- **Exercise task**: Give back all the data exactly, line by line.

- **Data**:
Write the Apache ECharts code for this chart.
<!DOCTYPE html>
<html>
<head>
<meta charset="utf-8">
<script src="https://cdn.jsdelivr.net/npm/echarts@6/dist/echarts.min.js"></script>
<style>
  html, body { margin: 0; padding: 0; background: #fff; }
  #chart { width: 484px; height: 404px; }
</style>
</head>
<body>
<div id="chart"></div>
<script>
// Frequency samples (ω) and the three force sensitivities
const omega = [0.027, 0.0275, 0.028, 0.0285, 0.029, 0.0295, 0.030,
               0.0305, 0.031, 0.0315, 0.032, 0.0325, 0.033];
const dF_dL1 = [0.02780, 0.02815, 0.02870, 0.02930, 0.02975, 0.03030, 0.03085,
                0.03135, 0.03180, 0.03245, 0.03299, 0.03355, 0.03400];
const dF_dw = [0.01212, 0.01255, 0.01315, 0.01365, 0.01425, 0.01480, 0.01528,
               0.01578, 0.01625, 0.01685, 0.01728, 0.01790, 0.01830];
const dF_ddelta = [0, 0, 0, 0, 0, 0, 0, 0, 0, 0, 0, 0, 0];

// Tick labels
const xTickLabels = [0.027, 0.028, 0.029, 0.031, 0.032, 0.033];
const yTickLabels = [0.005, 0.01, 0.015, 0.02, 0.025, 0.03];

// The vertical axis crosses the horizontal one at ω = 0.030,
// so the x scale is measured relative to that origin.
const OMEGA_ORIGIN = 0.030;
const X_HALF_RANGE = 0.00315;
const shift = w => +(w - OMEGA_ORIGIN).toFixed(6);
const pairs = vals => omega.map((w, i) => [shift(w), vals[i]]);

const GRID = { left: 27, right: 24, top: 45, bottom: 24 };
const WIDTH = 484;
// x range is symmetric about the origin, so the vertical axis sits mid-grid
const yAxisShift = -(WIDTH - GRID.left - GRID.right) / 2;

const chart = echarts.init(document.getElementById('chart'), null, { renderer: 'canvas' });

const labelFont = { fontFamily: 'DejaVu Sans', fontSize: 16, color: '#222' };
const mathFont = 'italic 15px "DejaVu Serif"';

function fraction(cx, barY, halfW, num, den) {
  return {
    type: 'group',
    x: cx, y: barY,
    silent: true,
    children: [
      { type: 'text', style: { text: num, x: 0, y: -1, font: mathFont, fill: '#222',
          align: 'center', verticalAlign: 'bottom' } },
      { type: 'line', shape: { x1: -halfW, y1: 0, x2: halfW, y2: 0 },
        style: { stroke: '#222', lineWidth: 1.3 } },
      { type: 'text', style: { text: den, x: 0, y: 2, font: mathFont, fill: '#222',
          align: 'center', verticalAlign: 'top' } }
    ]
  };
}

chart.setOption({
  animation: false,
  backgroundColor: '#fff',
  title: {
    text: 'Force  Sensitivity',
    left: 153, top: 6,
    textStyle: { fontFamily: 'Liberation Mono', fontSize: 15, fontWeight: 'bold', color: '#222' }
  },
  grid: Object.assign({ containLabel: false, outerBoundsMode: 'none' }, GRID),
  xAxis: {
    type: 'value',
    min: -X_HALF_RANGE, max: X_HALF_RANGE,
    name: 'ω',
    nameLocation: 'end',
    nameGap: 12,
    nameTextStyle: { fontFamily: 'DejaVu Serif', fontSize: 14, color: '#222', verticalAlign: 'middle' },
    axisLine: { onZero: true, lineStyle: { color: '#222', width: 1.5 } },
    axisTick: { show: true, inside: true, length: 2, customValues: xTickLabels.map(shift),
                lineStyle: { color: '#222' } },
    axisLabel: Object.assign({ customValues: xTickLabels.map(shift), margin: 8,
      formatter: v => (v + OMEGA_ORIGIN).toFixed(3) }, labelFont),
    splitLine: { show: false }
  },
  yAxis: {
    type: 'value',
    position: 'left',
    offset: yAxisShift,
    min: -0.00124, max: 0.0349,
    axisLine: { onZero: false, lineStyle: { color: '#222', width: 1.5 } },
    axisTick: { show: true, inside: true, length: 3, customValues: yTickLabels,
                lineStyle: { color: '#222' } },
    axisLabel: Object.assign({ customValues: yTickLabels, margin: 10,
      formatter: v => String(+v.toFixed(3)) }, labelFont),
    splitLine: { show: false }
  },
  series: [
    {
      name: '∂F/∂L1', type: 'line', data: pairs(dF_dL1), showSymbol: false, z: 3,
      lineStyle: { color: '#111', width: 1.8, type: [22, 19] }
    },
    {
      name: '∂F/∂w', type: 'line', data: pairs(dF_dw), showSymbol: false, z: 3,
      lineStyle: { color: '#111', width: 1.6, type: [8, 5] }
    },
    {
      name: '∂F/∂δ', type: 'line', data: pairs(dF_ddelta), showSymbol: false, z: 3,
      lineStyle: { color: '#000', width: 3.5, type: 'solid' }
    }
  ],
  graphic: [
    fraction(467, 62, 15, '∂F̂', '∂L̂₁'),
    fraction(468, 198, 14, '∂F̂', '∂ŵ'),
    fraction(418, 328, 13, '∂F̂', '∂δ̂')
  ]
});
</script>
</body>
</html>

- **Answer for the task**:
Write the Apache ECharts code for this chart.
<!DOCTYPE html>
<html>
<head>
<meta charset="utf-8">
<script src="https://cdn.jsdelivr.net/npm/echarts@6/dist/echarts.min.js"></script>
<style>
  html, body { margin: 0; padding: 0; background: #fff; }
  #chart { width: 484px; height: 404px; }
</style>
</head>
<body>
<div id="chart"></div>
<script>
// Frequency samples (ω) and the three force sensitivities
const omega = [0.027, 0.0275, 0.028, 0.0285, 0.029, 0.0295, 0.030,
               0.0305, 0.031, 0.0315, 0.032, 0.0325, 0.033];
const dF_dL1 = [0.02780, 0.02815, 0.02870, 0.02930, 0.02975, 0.03030, 0.03085,
                0.03135, 0.03180, 0.03245, 0.03299, 0.03355, 0.03400];
const dF_dw = [0.01212, 0.01255, 0.01315, 0.01365, 0.01425, 0.01480, 0.01528,
               0.01578, 0.01625, 0.01685, 0.01728, 0.01790, 0.01830];
const dF_ddelta = [0, 0, 0, 0, 0, 0, 0, 0, 0, 0, 0, 0, 0];

// Tick labels
const xTickLabels = [0.027, 0.028, 0.029, 0.031, 0.032, 0.033];
const yTickLabels = [0.005, 0.01, 0.015, 0.02, 0.025, 0.03];

// The vertical axis crosses the horizontal one at ω = 0.030,
// so the x scale is measured relative to that origin.
const OMEGA_ORIGIN = 0.030;
const X_HALF_RANGE = 0.00315;
const shift = w => +(w - OMEGA_ORIGIN).toFixed(6);
const pairs = vals => omega.map((w, i) => [shift(w), vals[i]]);

const GRID = { left: 27, right: 24, top: 45, bottom: 24 };
const WIDTH = 484;
// x range is symmetric about the origin, so the vertical axis sits mid-grid
const yAxisShift = -(WIDTH - GRID.left - GRID.right) / 2;

const chart = echarts.init(document.getElementById('chart'), null, { renderer: 'canvas' });

const labelFont = { fontFamily: 'DejaVu Sans', fontSize: 16, color: '#222' };
const mathFont = 'italic 15px "DejaVu Serif"';

function fraction(cx, barY, halfW, num, den) {
  return {
    type: 'group',
    x: cx, y: barY,
    silent: true,
    children: [
      { type: 'text', style: { text: num, x: 0, y: -1, font: mathFont, fill: '#222',
          align: 'center', verticalAlign: 'bottom' } },
      { type: 'line', shape: { x1: -halfW, y1: 0, x2: halfW, y2: 0 },
        style: { stroke: '#222', lineWidth: 1.3 } },
      { type: 'text', style: { text: den, x: 0, y: 2, font: mathFont, fill: '#222',
          align: 'center', verticalAlign: 'top' } }
    ]
  };
}

chart.setOption({
  animation: false,
  backgroundColor: '#fff',
  title: {
    text: 'Force  Sensitivity',
    left: 153, top: 6,
    textStyle: { fontFamily: 'Liberation Mono', fontSize: 15, fontWeight: 'bold', color: '#222' }
  },
  grid: Object.assign({ containLabel: false, outerBoundsMode: 'none' }, GRID),
  xAxis: {
    type: 'value',
    min: -X_HALF_RANGE, max: X_HALF_RANGE,
    name: 'ω',
    nameLocation: 'end',
    nameGap: 12,
    nameTextStyle: { fontFamily: 'DejaVu Serif', fontSize: 14, color: '#222', verticalAlign: 'middle' },
    axisLine: { onZero: true, lineStyle: { color: '#222', width: 1.5 } },
    axisTick: { show: true, inside: true, length: 2, customValues: xTickLabels.map(shift),
                lineStyle: { color: '#222' } },
    axisLabel: Object.assign({ customValues: xTickLabels.map(shift), margin: 8,
      formatter: v => (v + OMEGA_ORIGIN).toFixed(3) }, labelFont),
    splitLine: { show: false }
  },
  yAxis: {
    type: 'value',
    position: 'left',
    offset: yAxisShift,
    min: -0.00124, max: 0.0349,
    axisLine: { onZero: false, lineStyle: { color: '#222', width: 1.5 } },
    axisTick: { show: true, inside: true, length: 3, customValues: yTickLabels,
                lineStyle: { color: '#222' } },
    axisLabel: Object.assign({ customValues: yTickLabels, margin: 10,
      formatter: v => String(+v.toFixed(3)) }, labelFont),
    splitLine: { show: false }
  },
  series: [
    {
      name: '∂F/∂L1', type: 'line', data: pairs(dF_dL1), showSymbol: false, z: 3,
      lineStyle: { color: '#111', width: 1.8, type: [22, 19] }
    },
    {
      name: '∂F/∂w', type: 'line', data: pairs(dF_dw), showSymbol: false, z: 3,
      lineStyle: { color: '#111', width: 1.6, type: [8, 5] }
    },
    {
      name: '∂F/∂δ', type: 'line', data: pairs(dF_ddelta), showSymbol: false, z: 3,
      lineStyle: { color: '#000', width: 3.5, type: 'solid' }
    }
  ],
  graphic: [
    fraction(467, 62, 15, '∂F̂', '∂L̂₁'),
    fraction(468, 198, 14, '∂F̂', '∂ŵ'),
    fraction(418, 328, 13, '∂F̂', '∂δ̂')
  ]
});
</script>
</body>
</html>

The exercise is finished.